Pick out each line below containing "matplotlib".

══════════

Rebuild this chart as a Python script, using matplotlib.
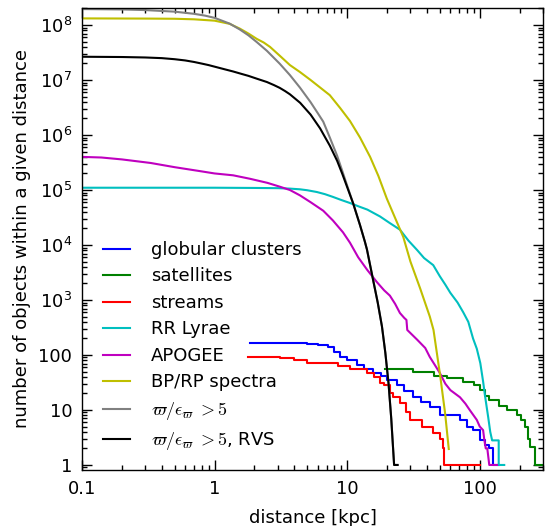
import matplotlib
matplotlib.use("Agg")
import matplotlib.pyplot as plt
from matplotlib.font_manager import FontProperties
from matplotlib.ticker import FixedLocator, FixedFormatter, LogLocator, NullFormatter
import numpy as np

# ---- data ----
gc_d = [1.85, 5, 6, 7.2, 8, 8.9, 10, 11.9, 13.5, 15.7, 18, 20, 23.8, 27, 31.5, 36, 42, 50, 60, 71, 80, 89, 101, 110, 118, 126, 140]
gc_n = [165, 160, 150, 140, 115, 92, 80, 66, 55, 47, 42, 35, 28, 22, 17, 14, 11.3, 8.1, 8, 6.6, 5, 4.3, 2.8, 2.3, 2, 1, 1]

sat_d = [19.4, 31.5, 45, 57, 75, 90, 101, 110, 118, 140, 161, 192, 205, 220, 232, 240, 262, 300]
sat_n = [56, 49, 42, 38, 32, 28, 23, 18, 15, 12, 10, 8.1, 6.5, 4.9, 3, 2.1, 1, 1]

str_d = [1.79, 3.1, 4, 5, 7.2, 8.5, 10.5, 14.2, 16, 17.7, 19, 21, 22, 25, 28, 29.9, 37, 44.6, 50, 53, 54, 101]
str_n = [92, 88, 80, 71, 71, 62, 56, 47, 40, 31, 28, 20, 17, 13.4, 9, 6.6, 4.9, 3.8, 3, 2, 1, 1]

rrl_d = [0.1, 0.5, 1, 2, 3, 3.7, 4.4, 5.0, 5.9, 6.8, 7.8, 9, 10.5, 12.3, 14.2, 17.7, 21, 25, 29, 33.7, 38, 44.6, 50, 55, 60, 68, 75, 82, 89, 95, 101, 106, 110, 116, 120, 124, 139, 139, 153]
rrl_n = [1.1e5, 1.1e5, 1.1e5, 1.09e5, 1.08e5, 1.06e5, 1.03e5, 9.9e4, 9.2e4, 8.4e4, 7.5e4, 6.6e4, 5.8e4, 5.0e4, 4.4e4, 3.3e4, 2.5e4, 1.9e4, 1.2e4, 8.1e3, 5.8e3, 4.3e3, 2.7e3, 1.9e3, 1.35e3, 900, 600, 400, 200, 130, 71, 33, 17, 7.2, 4, 2.8, 2.8, 1, 1]

apo_d = [0.1, 0.14, 0.2, 0.33, 0.5, 0.78, 1.0, 1.38, 1.85, 2.5, 3.1, 3.7, 4.4, 5.3, 6.6, 7.8, 9.3, 10.5, 12.1, 14.2, 16.8, 19, 21, 23, 25, 27, 28, 28.4, 33.7, 38.8, 42, 46, 50, 55, 60, 71, 78, 84, 95, 100, 106, 108, 111, 114, 118, 135]
apo_n = [4e5, 3.9e5, 3.6e5, 3.1e5, 2.6e5, 2.2e5, 2.0e5, 1.85e5, 1.6e5, 1.35e5, 1.15e5, 1.0e5, 8e4, 6e4, 4.2e4, 2.8e4, 1.7e4, 1.1e4, 6e3, 3.5e3, 2.1e3, 1.5e3, 1.2e3, 850, 580, 470, 434, 285, 190, 134, 92, 65, 47, 30, 23, 17, 13, 10, 6.6, 5, 4.3, 3, 2, 2, 1, 1]

bprp_d = [0.1, 0.3, 0.5, 0.7, 1.0, 1.3, 1.55, 1.8, 2.08, 2.35, 2.62, 3.11, 3.7, 4.4, 5.3, 6.3, 7.4, 8.85, 10.5, 12.5, 14.9, 17.2, 19.9, 23, 26.5, 30, 35.6, 42, 44.8, 50.3, 54.8, 58.4]
bprp_n = [1.32e8, 1.31e8, 1.3e8, 1.27e8, 1.2e8, 1.05e8, 8.6e7, 7e7, 5.6e7, 4.8e7, 4.0e7, 2.75e7, 1.87e7, 1.4e7, 1.0e7, 7.2e6, 5.3e6, 3.1e6, 1.8e6, 9e5, 4e5, 1.8e5, 7e4, 3.1e4, 1.4e4, 5e3, 1.6e3, 500, 285, 42, 8.7, 1.95]

plx_d = [0.1, 0.2, 0.3, 0.5, 0.7, 0.85, 1.0, 1.3, 1.55, 1.8, 2.08, 2.48, 3.1, 3.7, 4.4, 5.3, 6.0, 6.6, 7.4, 8.4, 9.2, 10, 11.1, 12.5, 13.6, 14.1, 15.7, 17, 18.3, 19.4, 20.5, 21.5, 22.6, 24]
plx_n = [1.95e8, 1.92e8, 1.87e8, 1.75e8, 1.6e8, 1.48e8, 1.35e8, 1.06e8, 8.3e7, 6.5e7, 4.9e7, 3.4e7, 1.98e7, 1.23e7, 7.3e6, 3.95e6, 2.5e6, 1.75e6, 9e5, 4.2e5, 2.2e5, 1.2e5, 5.7e4, 2.3e4, 1.15e4, 8.3e3, 2.3e3, 900, 330, 110, 31, 7, 1, 1]

rvs_d = [0.1, 0.2, 0.3, 0.4, 0.5, 0.6, 0.7, 0.8, 0.9, 1.0, 1.2, 1.38, 1.6, 1.8, 2.1, 2.48, 2.8, 3.1, 3.4, 3.7, 4.42, 5.3, 6.25, 7.4, 8.4, 9.2, 10, 11.1, 12.5, 13.6, 14.1, 15.7, 17, 18.3, 19.4, 20.5, 21.5, 22.6, 24]
rvs_n = [2.65e7, 2.62e7, 2.57e7, 2.5e7, 2.39e7, 2.27e7, 2.13e7, 1.99e7, 1.87e7, 1.75e7, 1.56e7, 1.43e7, 1.29e7, 1.19e7, 1.05e7, 9.2e6, 8.1e6, 7.2e6, 6.3e6, 5.5e6, 3.85e6, 2.35e6, 1.32e6, 6.4e5, 3.4e5, 1.95e5, 1.13e5, 5.7e4, 2.3e4, 1.15e4, 8.3e3, 2.3e3, 900, 330, 110, 31, 7, 1, 1]

labels = ["globular clusters", "satellites", "streams", "RR Lyrae", "APOGEE",
          "BP/RP spectra", r"$\varpi/\epsilon_\varpi\;{>}5$", r"$\varpi/\epsilon_\varpi\;{>}5$, RVS"]
colors = ["b", "g", "r", "c", "m", "y", "0.5", "k"]

xticks = [0.1, 1, 10, 100]
xticklabels = ["0.1", "1", "10", "100"]
yticks = [1, 10, 100, 1e3, 1e4, 1e5, 1e6, 1e7, 1e8]
yticklabels = ["1", "10", "100", r"$10^3$", r"$10^4$", r"$10^5$", r"$10^6$", r"$10^7$", r"$10^8$"]

# ---- figure ----
fs = 13
fig = plt.figure(figsize=(5.45, 5.26), dpi=100)
ax = fig.add_axes([82/545, 56/526, 461/545, 462/526])

lw = 1.5
ax.plot(gc_d, gc_n, color=colors[0], lw=lw, drawstyle="steps-post", label=labels[0])
ax.plot(sat_d, sat_n, color=colors[1], lw=lw, drawstyle="steps-post", label=labels[1])
ax.plot(str_d, str_n, color=colors[2], lw=lw, drawstyle="steps-post", label=labels[2])
ax.plot(rrl_d, rrl_n, color=colors[3], lw=lw, label=labels[3])
ax.plot(apo_d, apo_n, color=colors[4], lw=lw, label=labels[4])
ax.plot(bprp_d, bprp_n, color=colors[5], lw=lw, label=labels[5])
ax.plot(plx_d, plx_n, color=colors[6], lw=lw, label=labels[6])
ax.plot(rvs_d, rvs_n, color=colors[7], lw=lw, label=labels[7])

ax.set_xscale("log")
ax.set_yscale("log")
ax.set_xlim(0.1, 300)
ax.set_ylim(0.81, 2.04e8)

ax.xaxis.set_major_locator(FixedLocator(xticks))
ax.xaxis.set_major_formatter(FixedFormatter(xticklabels))
ax.yaxis.set_major_locator(FixedLocator(yticks))
ax.yaxis.set_major_formatter(FixedFormatter(yticklabels))
ax.xaxis.set_minor_locator(LogLocator(base=10, subs=np.arange(2, 10), numticks=20))
ax.yaxis.set_minor_locator(LogLocator(base=10, subs=np.arange(2, 10), numticks=20))
ax.xaxis.set_minor_formatter(NullFormatter())
ax.yaxis.set_minor_formatter(NullFormatter())

ax.tick_params(which="both", direction="in", top=True, right=True, labelsize=fs, pad=7)
ax.tick_params(which="major", length=7, width=1)
ax.tick_params(which="minor", length=3.5, width=1)
for s in ax.spines.values():
    s.set_linewidth(1.0)

ax.set_xlabel("distance [kpc]", fontsize=fs, labelpad=8)
ax.set_ylabel("number of objects within a given distance", fontsize=fs, labelpad=5)

prop = FontProperties(family="DejaVu Sans", size=fs, math_fontfamily="cm")
ax.legend(loc="upper left", bbox_to_anchor=(103/545, 1 - 241/526), bbox_transform=fig.transFigure,
          frameon=False, prop=prop, handlelength=1.5, handletextpad=1.15, labelspacing=0.47,
          borderpad=0, borderaxespad=0)

fig.savefig("out.png", dpi=100)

══════════

§ Exercise response:
Rebuild this chart as a Python script, using matplotlib.
import matplotlib
matplotlib.use("Agg")
import matplotlib.pyplot as plt
from matplotlib.font_manager import FontProperties
from matplotlib.ticker import FixedLocator, FixedFormatter, LogLocator, NullFormatter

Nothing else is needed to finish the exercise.